How can one fight to produce peace? How can one win a war without causing more wars in the future? These questions hit me, as funny as it may be, while I was listening to a song by Wilco recently. I had probably listened to this song about 20 times before the significance of these lines hit me, which doesn’t say much for my intelligence, as these are almost the only words in the whole song.
Anyway, the lines that grabbed me came from their 2002 album, Yankee Hotel Foxtrot:
…It’s a war on war, it’s a war on war
It’s a war on war, there’s a war on war.
You’re gonna lose, you have to lose
You have to learn how to die… (from “War on War”)

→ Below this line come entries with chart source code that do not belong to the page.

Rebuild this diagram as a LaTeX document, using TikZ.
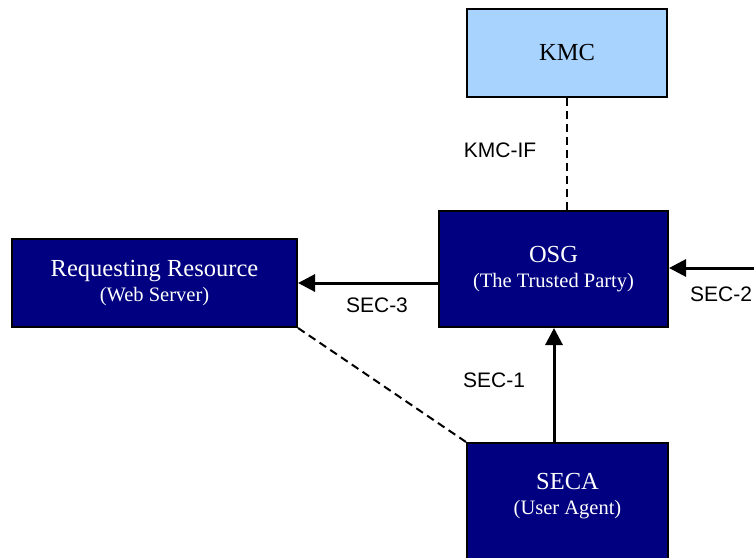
\documentclass[tikz,border=0pt]{standalone}
\usepackage{fontspec}
\setmainfont{Liberation Serif}
\setsansfont{Liberation Sans}
\usetikzlibrary{arrows.meta}
\definecolor{navybox}{RGB}{0,0,128}
\definecolor{lightbox}{RGB}{168,211,255}
\begin{document}
\begin{tikzpicture}[x=1pt,y=-1pt,
  box/.style={draw=black,line width=2pt,rectangle,inner sep=0pt,align=center,
    font=\fontsize{24.5}{24.5}\selectfont},
  darkbox/.style={box,fill=navybox,text=white},
  sub/.style={font=\fontsize{20.5}{24.5}\selectfont},
  lbl/.style={font=\sffamily\fontsize{21}{24}\selectfont,inner sep=0pt},
  arr/.style={line width=3pt,-{Triangle[length=17pt,width=17pt]}},
  dash line/.style={line width=2pt,dash pattern=on 8pt off 5pt}]
\useasboundingbox (0,0) rectangle (754,557);
\clip (0,0) rectangle (754,557);
% boxes
\node[box,fill=lightbox,minimum width=200pt,minimum height=88pt] (kmc) at (567,53) {KMC};
\node[darkbox,minimum width=229pt,minimum height=116pt] (osg) at (553.5,269)
  {OSG\\[0pt]{\fontsize{20.5}{24.5}\selectfont (The Trusted Party)}};
\node[darkbox,minimum width=285pt,minimum height=88pt] (rr) at (154.5,283)
  {Requesting Resource\\{\fontsize{20.5}{23}\selectfont (Web Server)}};
\node[darkbox,minimum width=201pt,minimum height=160pt,anchor=north] (seca) at (567.5,442) {};
\node[text=white,align=center,font=\fontsize{24.5}{25}\selectfont,inner sep=0pt] (secatext) at (567.5,496)
  {SECA\\{\fontsize{20.5}{25}\selectfont (User Agent)}};
% connectors
\coordinate (sec2in) at (760,268);
\draw[dash line] (kmc.south) -- (kmc.south |- osg.north);
\draw[arr] (rr.east -| osg.west) -- (rr.east);
\draw[arr] (seca.north -| 554,0) -- (osg.south -| 554,0);
\draw[arr] (sec2in) -- (sec2in -| osg.east);
\draw[dash line] (rr.south east) -- (seca.north west);
% labels
\node[lbl] (kmcif) at (500,150) {KMC-IF};
\node[lbl] (sec3) at (377,305) {SEC-3};
\node[lbl] (sec1) at (494,380) {SEC-1};
\node[lbl,anchor=west] (sec2) at (690,294) {SEC-2};
\end{tikzpicture}
\end{document}
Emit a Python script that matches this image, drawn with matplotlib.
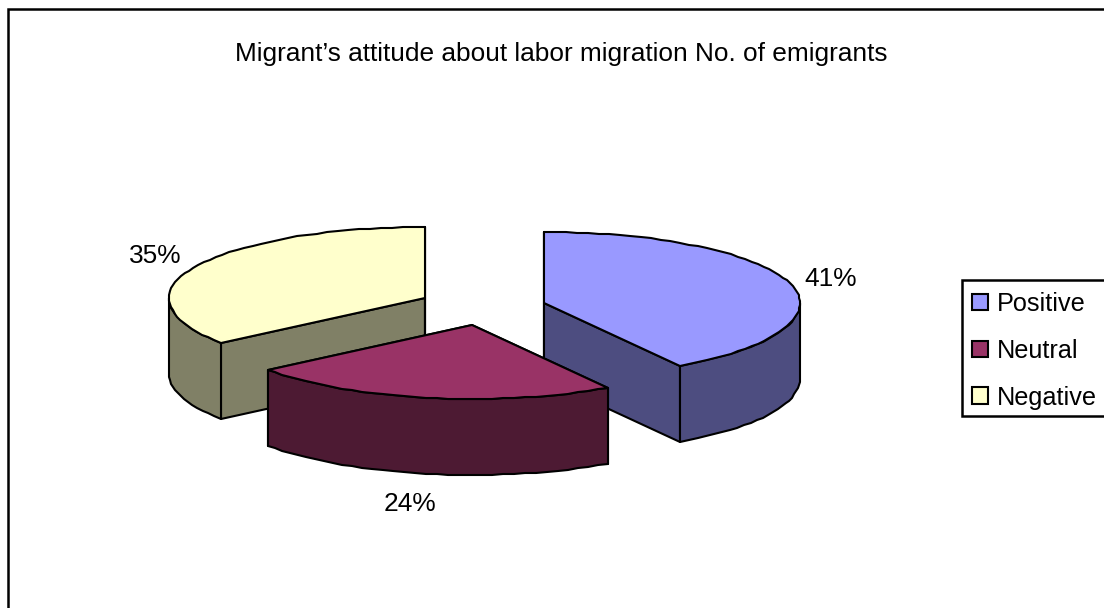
import numpy as np
import matplotlib
matplotlib.use('Agg')
import matplotlib.pyplot as plt
from matplotlib.patches import Polygon, Patch, Rectangle

title = 'Migrant\u2019s attitude about labor migration No. of emigrants'
categories = ['Positive', 'Neutral', 'Negative']
percent = [41.1, 23.6, 35.3]

top_colors = ['#9999FF', '#993366', '#FFFFCC']
side_colors = ['#4D4D80', '#4D1A33', '#808066']
# apex of each exploded slice, in pixels
apex = [(544, 303), (472, 325), (425, 298)]
label_pos = [(831, 279), (410, 504), (155, 256)]

rx = 256
ry_back = 71
ry_front = 74
depth = 76

plt.rcParams['font.family'] = ['Liberation Sans', 'DejaVu Sans']

fig = plt.figure(figsize=(11.04, 6.08), dpi=100)
ax = fig.add_axes([0, 0, 1, 1])
ax.set_xlim(0, 1104)
ax.set_ylim(608, 0)
ax.axis('off')


def rim(cx, cy, t):
    # t in degrees, clockwise from 12 o'clock; whole pixels like the old renderer
    r = np.radians(t)
    c = np.cos(r)
    x = cx + rx * np.sin(r)
    y = cy - np.where(c > 0, ry_back, ry_front) * c
    return np.column_stack([np.round(x), np.round(y)])


ax.add_patch(Rectangle((8, 9), 1110, 620, fc='white', ec='black', lw=1.8))

edges = np.cumsum([0] + percent) * 3.6
# back slices first so the neutral one sits on top
for i in [2, 0, 1]:
    cx, cy = apex[i]
    t0, t1 = edges[i], edges[i + 1]
    a = np.array([[cx, cy]])

    for t in (t0, t1):
        p = rim(cx, cy, np.array([t]))
        wall = np.vstack([a, p, p + [0, depth], a + [0, depth]])
        ax.add_patch(Polygon(wall, fc=side_colors[i], ec='black', lw=1.5, joinstyle='round'))

    lo, hi = max(t0, 90), min(t1, 270)
    if hi > lo:
        arc = rim(cx, cy, np.linspace(lo, hi, int((hi - lo) / 2.5) + 2))
        wall = np.vstack([arc, arc[::-1] + [0, depth]])
        ax.add_patch(Polygon(wall, fc=side_colors[i], ec='black', lw=1.5, joinstyle='round'))

    arc = rim(cx, cy, np.linspace(t0, t1, int((t1 - t0) / 2.5) + 2))
    ax.add_patch(Polygon(np.vstack([a, arc]), fc=top_colors[i], ec='black', lw=1.5, joinstyle='round'))

    ax.text(label_pos[i][0], label_pos[i][1], '%.0f%%' % percent[i], fontsize=18.9,
            ha='center', va='center', color='black')

ax.text(561, 54, title, fontsize=18.9, ha='center', va='center', color='black')

ax.add_patch(Rectangle((962, 280), 160, 136, fc='white', ec='black', lw=1.8, zorder=3))
handles = [Patch(fc=c, ec='black', lw=1.5) for c in top_colors]
leg = ax.legend(handles, categories, loc='upper left', bbox_to_anchor=(972, 292),
                bbox_transform=ax.transData, fontsize=18.2, frameon=False,
                borderaxespad=0, borderpad=0, labelspacing=0.9,
                handlelength=0.63, handleheight=0.63, handletextpad=0.36)
leg.set_zorder(4)

fig.savefig('out.png', dpi=100)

In his Nobel Prize acceptance speech on December 10, 1964, Martin Luther King Jr. addressed the same issue. He famously said “nonviolence is the answer to the crucial political and moral questions of our time – the need for man to overcome oppression and violence without resorting to violence and oppression.”  He went on to claim, I think rightly, that the foundation of such a nonviolent response is love.
In the immediate context of the African-American struggle for Civil Rights in the USA this meant that “The movement does not seek to liberate Negroes at the expense of the humiliation and enslavement of whites…It seeks to liberate American society and to share in the self-liberation of all the people.”  Violence, as a method to achieve this liberation, is ineffective and immoral because it creates a vicious cycle that thrives on hatred rather than love, destroys community and reduces dialogue to monologue, or in other words, “it seeks to annihilate rather than convert.”
I’d like to side-step the contemporary socio-political implications of such a view, although I think they are significant. Instead, I’d like to reflect briefly on an early proponent of this non-violent ethic: Jesus. In his famous Sermon on the Mount he says things like “Do not resist an evildoer. But if anyone strikes you on the right cheek, turn the other also; and if anyone wants to sue you and take your coat, give your cloak as well; and if anyone forces you to go one mile, go also the second mile.” This self-giving for the “other,” even those “others” who do not seem deserving, is a radical position but it is this response that has the potential to give life to both parties. Significantly though, Jesus didn’t just preach this, he lived it and, indeed, died it.
Collectively, we humans are indeed a violent and oppressive people. The Bible testifies to the fact that the world and people today are broken…if we needed any evidence for this outside of our own experience. How could God overcome our oppression and violence without resorting to (and propagating) violence and oppression? How could God reconcile the broken world to himself in a way that maintained dialogue and thrived on love?
He had to learn how to die. And that is precisely what he did. In the person of Jesus, God became human and died to free us from such vicious cycles of brokenness. In addition to the metaphysical aspects of sin and redemption, Jesus also serves as our example, the paradigm of how we are to love others so much that we die for them, giving ourselves for others rather than forcing others to give themselves for us.
It is a war on war, at least insofar as war is the culmination of human brokenness. As Wilco said “you have to learn how to die if you wanna, wanna be alive.” I think Jesus agrees.
 The text and recordings of MLK Jr.’s two Nobel Prize speeches can be found at http://nobelprize.org/nobel_prizes/peace/laureates/1964/.
 This quote and the point below are made in MLK Jr.’s Nobel Prize lecture on Dec. 11, 1964.